> [WHAT IS REQUIRED] Return the data exactly, with all pictures removed.

> [MATERIAL FOR THE TASK]

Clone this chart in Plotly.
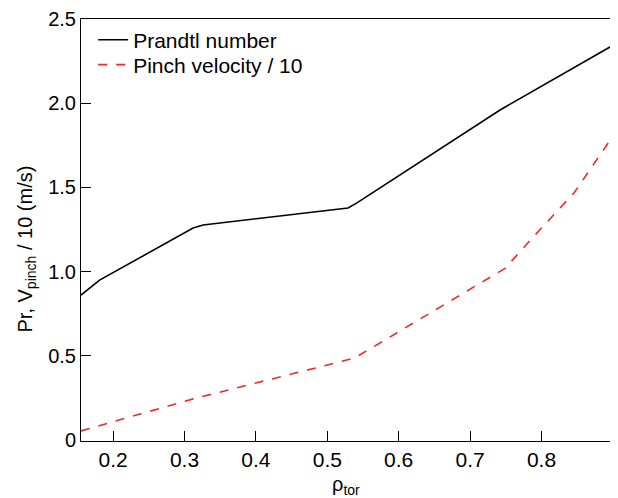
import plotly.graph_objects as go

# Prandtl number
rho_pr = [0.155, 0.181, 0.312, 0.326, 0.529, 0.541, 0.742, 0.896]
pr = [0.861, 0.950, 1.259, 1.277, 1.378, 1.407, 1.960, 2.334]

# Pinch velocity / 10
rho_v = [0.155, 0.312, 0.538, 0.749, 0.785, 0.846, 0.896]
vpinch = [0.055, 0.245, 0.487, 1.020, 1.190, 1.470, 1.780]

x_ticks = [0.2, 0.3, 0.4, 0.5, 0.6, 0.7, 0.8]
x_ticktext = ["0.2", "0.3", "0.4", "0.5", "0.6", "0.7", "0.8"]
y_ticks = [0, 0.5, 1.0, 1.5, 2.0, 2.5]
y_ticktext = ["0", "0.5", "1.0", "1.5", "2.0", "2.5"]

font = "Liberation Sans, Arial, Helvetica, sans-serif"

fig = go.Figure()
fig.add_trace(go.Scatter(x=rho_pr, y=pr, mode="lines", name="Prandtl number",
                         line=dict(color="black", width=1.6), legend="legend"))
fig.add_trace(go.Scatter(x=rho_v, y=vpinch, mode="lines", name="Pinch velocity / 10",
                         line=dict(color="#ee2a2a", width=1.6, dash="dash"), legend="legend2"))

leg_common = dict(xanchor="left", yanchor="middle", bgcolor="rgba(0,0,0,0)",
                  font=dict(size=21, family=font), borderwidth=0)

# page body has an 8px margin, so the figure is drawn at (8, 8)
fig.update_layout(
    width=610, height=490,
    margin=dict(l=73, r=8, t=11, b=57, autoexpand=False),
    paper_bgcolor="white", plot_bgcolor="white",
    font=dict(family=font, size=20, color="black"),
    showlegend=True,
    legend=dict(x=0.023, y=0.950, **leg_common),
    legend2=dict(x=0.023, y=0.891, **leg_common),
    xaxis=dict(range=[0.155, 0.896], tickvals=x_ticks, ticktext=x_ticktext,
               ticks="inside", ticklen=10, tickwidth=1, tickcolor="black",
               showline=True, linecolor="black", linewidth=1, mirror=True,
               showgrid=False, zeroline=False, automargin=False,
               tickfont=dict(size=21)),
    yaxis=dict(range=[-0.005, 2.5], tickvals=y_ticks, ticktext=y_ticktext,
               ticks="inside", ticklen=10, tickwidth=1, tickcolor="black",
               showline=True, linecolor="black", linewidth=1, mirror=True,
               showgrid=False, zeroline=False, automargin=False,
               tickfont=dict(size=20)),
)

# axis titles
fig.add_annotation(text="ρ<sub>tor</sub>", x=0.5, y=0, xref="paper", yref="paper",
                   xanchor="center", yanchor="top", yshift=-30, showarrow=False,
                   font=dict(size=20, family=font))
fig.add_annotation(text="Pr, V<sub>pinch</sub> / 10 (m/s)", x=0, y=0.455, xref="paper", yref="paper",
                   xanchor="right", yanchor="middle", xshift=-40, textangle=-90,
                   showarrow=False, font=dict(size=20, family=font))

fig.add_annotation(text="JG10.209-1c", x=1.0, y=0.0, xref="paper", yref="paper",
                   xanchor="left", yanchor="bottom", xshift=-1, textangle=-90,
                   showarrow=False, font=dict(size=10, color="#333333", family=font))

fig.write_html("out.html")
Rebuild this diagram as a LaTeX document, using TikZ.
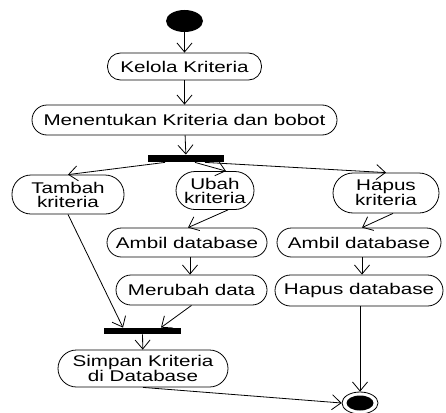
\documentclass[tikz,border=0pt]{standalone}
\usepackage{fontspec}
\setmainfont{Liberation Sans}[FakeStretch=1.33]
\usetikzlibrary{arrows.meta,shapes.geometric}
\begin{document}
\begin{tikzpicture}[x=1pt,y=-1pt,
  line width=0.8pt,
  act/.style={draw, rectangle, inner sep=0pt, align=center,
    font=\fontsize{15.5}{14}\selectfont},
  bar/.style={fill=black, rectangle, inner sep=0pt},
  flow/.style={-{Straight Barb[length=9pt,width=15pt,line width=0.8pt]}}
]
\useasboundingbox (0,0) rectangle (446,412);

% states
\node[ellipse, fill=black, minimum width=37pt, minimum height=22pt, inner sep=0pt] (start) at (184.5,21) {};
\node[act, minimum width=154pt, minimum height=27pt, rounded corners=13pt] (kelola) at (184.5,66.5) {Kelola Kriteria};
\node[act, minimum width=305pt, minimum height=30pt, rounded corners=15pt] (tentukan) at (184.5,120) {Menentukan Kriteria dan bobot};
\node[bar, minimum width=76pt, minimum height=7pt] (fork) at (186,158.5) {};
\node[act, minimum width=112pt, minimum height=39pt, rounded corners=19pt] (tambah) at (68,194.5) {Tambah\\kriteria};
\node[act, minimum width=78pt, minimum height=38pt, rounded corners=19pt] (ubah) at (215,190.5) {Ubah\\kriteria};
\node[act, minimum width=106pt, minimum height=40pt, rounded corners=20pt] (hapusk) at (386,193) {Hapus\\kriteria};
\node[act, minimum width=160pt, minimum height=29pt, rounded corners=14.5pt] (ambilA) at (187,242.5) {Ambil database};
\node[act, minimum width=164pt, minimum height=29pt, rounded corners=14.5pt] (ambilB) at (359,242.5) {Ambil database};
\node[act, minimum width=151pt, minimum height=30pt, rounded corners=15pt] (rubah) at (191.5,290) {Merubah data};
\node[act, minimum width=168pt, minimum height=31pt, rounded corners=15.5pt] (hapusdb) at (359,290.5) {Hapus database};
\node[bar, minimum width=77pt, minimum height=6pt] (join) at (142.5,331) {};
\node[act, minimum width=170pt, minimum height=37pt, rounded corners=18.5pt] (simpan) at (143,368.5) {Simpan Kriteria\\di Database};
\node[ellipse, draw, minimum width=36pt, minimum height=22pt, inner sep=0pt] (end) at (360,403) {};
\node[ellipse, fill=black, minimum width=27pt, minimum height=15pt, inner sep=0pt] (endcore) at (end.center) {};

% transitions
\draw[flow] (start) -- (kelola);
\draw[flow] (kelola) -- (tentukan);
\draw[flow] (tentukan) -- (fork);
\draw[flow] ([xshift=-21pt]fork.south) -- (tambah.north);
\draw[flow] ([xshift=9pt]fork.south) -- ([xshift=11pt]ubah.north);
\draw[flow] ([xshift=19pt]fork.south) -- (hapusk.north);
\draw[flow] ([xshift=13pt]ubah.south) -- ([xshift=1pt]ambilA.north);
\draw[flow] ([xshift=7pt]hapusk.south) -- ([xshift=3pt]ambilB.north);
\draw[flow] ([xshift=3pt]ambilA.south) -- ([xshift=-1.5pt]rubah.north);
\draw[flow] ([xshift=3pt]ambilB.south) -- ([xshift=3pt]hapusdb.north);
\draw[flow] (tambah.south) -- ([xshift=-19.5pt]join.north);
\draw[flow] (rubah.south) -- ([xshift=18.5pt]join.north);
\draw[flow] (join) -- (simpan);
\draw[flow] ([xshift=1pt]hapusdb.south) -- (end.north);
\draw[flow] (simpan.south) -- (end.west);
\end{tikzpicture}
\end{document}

> [EXERCISE SOLUTION]
Clone this chart in Plotly.
import plotly.graph_objects as go

# Prandtl number
rho_pr = [0.155, 0.181, 0.312, 0.326, 0.529, 0.541, 0.742, 0.896]
pr = [0.861, 0.950, 1.259, 1.277, 1.378, 1.407, 1.960, 2.334]

# Pinch velocity / 10
rho_v = [0.155, 0.312, 0.538, 0.749, 0.785, 0.846, 0.896]
vpinch = [0.055, 0.245, 0.487, 1.020, 1.190, 1.470, 1.780]

x_ticks = [0.2, 0.3, 0.4, 0.5, 0.6, 0.7, 0.8]
x_ticktext = ["0.2", "0.3", "0.4", "0.5", "0.6", "0.7", "0.8"]
y_ticks = [0, 0.5, 1.0, 1.5, 2.0, 2.5]
y_ticktext = ["0", "0.5", "1.0", "1.5", "2.0", "2.5"]

font = "Liberation Sans, Arial, Helvetica, sans-serif"

fig = go.Figure()
fig.add_trace(go.Scatter(x=rho_pr, y=pr, mode="lines", name="Prandtl number",
                         line=dict(color="black", width=1.6), legend="legend"))
fig.add_trace(go.Scatter(x=rho_v, y=vpinch, mode="lines", name="Pinch velocity / 10",
                         line=dict(color="#ee2a2a", width=1.6, dash="dash"), legend="legend2"))

leg_common = dict(xanchor="left", yanchor="middle", bgcolor="rgba(0,0,0,0)",
                  font=dict(size=21, family=font), borderwidth=0)

# page body has an 8px margin, so the figure is drawn at (8, 8)
fig.update_layout(
    width=610, height=490,
    margin=dict(l=73, r=8, t=11, b=57, autoexpand=False),
    paper_bgcolor="white", plot_bgcolor="white",
    font=dict(family=font, size=20, color="black"),
    showlegend=True,
    legend=dict(x=0.023, y=0.950, **leg_common),
    legend2=dict(x=0.023, y=0.891, **leg_common),
    xaxis=dict(range=[0.155, 0.896], tickvals=x_ticks, ticktext=x_ticktext,
               ticks="inside", ticklen=10, tickwidth=1, tickcolor="black",
               showline=True, linecolor="black", linewidth=1, mirror=True,
               showgrid=False, zeroline=False, automargin=False,
               tickfont=dict(size=21)),
    yaxis=dict(range=[-0.005, 2.5], tickvals=y_ticks, ticktext=y_ticktext,
               ticks="inside", ticklen=10, tickwidth=1, tickcolor="black",
               showline=True, linecolor="black", linewidth=1, mirror=True,
               showgrid=False, zeroline=False, automargin=False,
               tickfont=dict(size=20)),
)

# axis titles
fig.add_annotation(text="ρ<sub>tor</sub>", x=0.5, y=0, xref="paper", yref="paper",
                   xanchor="center", yanchor="top", yshift=-30, showarrow=False,
                   font=dict(size=20, family=font))
fig.add_annotation(text="Pr, V<sub>pinch</sub> / 10 (m/s)", x=0, y=0.455, xref="paper", yref="paper",
                   xanchor="right", yanchor="middle", xshift=-40, textangle=-90,
                   showarrow=False, font=dict(size=20, family=font))

fig.add_annotation(text="JG10.209-1c", x=1.0, y=0.0, xref="paper", yref="paper",
                   xanchor="left", yanchor="bottom", xshift=-1, textangle=-90,
                   showarrow=False, font=dict(size=10, color="#333333", family=font))

fig.write_html("out.html")
Rebuild this diagram as a LaTeX document, using TikZ.
\documentclass[tikz,border=0pt]{standalone}
\usepackage{fontspec}
\setmainfont{Liberation Sans}[FakeStretch=1.33]
\usetikzlibrary{arrows.meta,shapes.geometric}
\begin{document}
\begin{tikzpicture}[x=1pt,y=-1pt,
  line width=0.8pt,
  act/.style={draw, rectangle, inner sep=0pt, align=center,
    font=\fontsize{15.5}{14}\selectfont},
  bar/.style={fill=black, rectangle, inner sep=0pt},
  flow/.style={-{Straight Barb[length=9pt,width=15pt,line width=0.8pt]}}
]
\useasboundingbox (0,0) rectangle (446,412);

% states
\node[ellipse, fill=black, minimum width=37pt, minimum height=22pt, inner sep=0pt] (start) at (184.5,21) {};
\node[act, minimum width=154pt, minimum height=27pt, rounded corners=13pt] (kelola) at (184.5,66.5) {Kelola Kriteria};
\node[act, minimum width=305pt, minimum height=30pt, rounded corners=15pt] (tentukan) at (184.5,120) {Menentukan Kriteria dan bobot};
\node[bar, minimum width=76pt, minimum height=7pt] (fork) at (186,158.5) {};
\node[act, minimum width=112pt, minimum height=39pt, rounded corners=19pt] (tambah) at (68,194.5) {Tambah\\kriteria};
\node[act, minimum width=78pt, minimum height=38pt, rounded corners=19pt] (ubah) at (215,190.5) {Ubah\\kriteria};
\node[act, minimum width=106pt, minimum height=40pt, rounded corners=20pt] (hapusk) at (386,193) {Hapus\\kriteria};
\node[act, minimum width=160pt, minimum height=29pt, rounded corners=14.5pt] (ambilA) at (187,242.5) {Ambil database};
\node[act, minimum width=164pt, minimum height=29pt, rounded corners=14.5pt] (ambilB) at (359,242.5) {Ambil database};
\node[act, minimum width=151pt, minimum height=30pt, rounded corners=15pt] (rubah) at (191.5,290) {Merubah data};
\node[act, minimum width=168pt, minimum height=31pt, rounded corners=15.5pt] (hapusdb) at (359,290.5) {Hapus database};
\node[bar, minimum width=77pt, minimum height=6pt] (join) at (142.5,331) {};
\node[act, minimum width=170pt, minimum height=37pt, rounded corners=18.5pt] (simpan) at (143,368.5) {Simpan Kriteria\\di Database};
\node[ellipse, draw, minimum width=36pt, minimum height=22pt, inner sep=0pt] (end) at (360,403) {};
\node[ellipse, fill=black, minimum width=27pt, minimum height=15pt, inner sep=0pt] (endcore) at (end.center) {};

% transitions
\draw[flow] (start) -- (kelola);
\draw[flow] (kelola) -- (tentukan);
\draw[flow] (tentukan) -- (fork);
\draw[flow] ([xshift=-21pt]fork.south) -- (tambah.north);
\draw[flow] ([xshift=9pt]fork.south) -- ([xshift=11pt]ubah.north);
\draw[flow] ([xshift=19pt]fork.south) -- (hapusk.north);
\draw[flow] ([xshift=13pt]ubah.south) -- ([xshift=1pt]ambilA.north);
\draw[flow] ([xshift=7pt]hapusk.south) -- ([xshift=3pt]ambilB.north);
\draw[flow] ([xshift=3pt]ambilA.south) -- ([xshift=-1.5pt]rubah.north);
\draw[flow] ([xshift=3pt]ambilB.south) -- ([xshift=3pt]hapusdb.north);
\draw[flow] (tambah.south) -- ([xshift=-19.5pt]join.north);
\draw[flow] (rubah.south) -- ([xshift=18.5pt]join.north);
\draw[flow] (join) -- (simpan);
\draw[flow] ([xshift=1pt]hapusdb.south) -- (end.north);
\draw[flow] (simpan.south) -- (end.west);
\end{tikzpicture}
\end{document}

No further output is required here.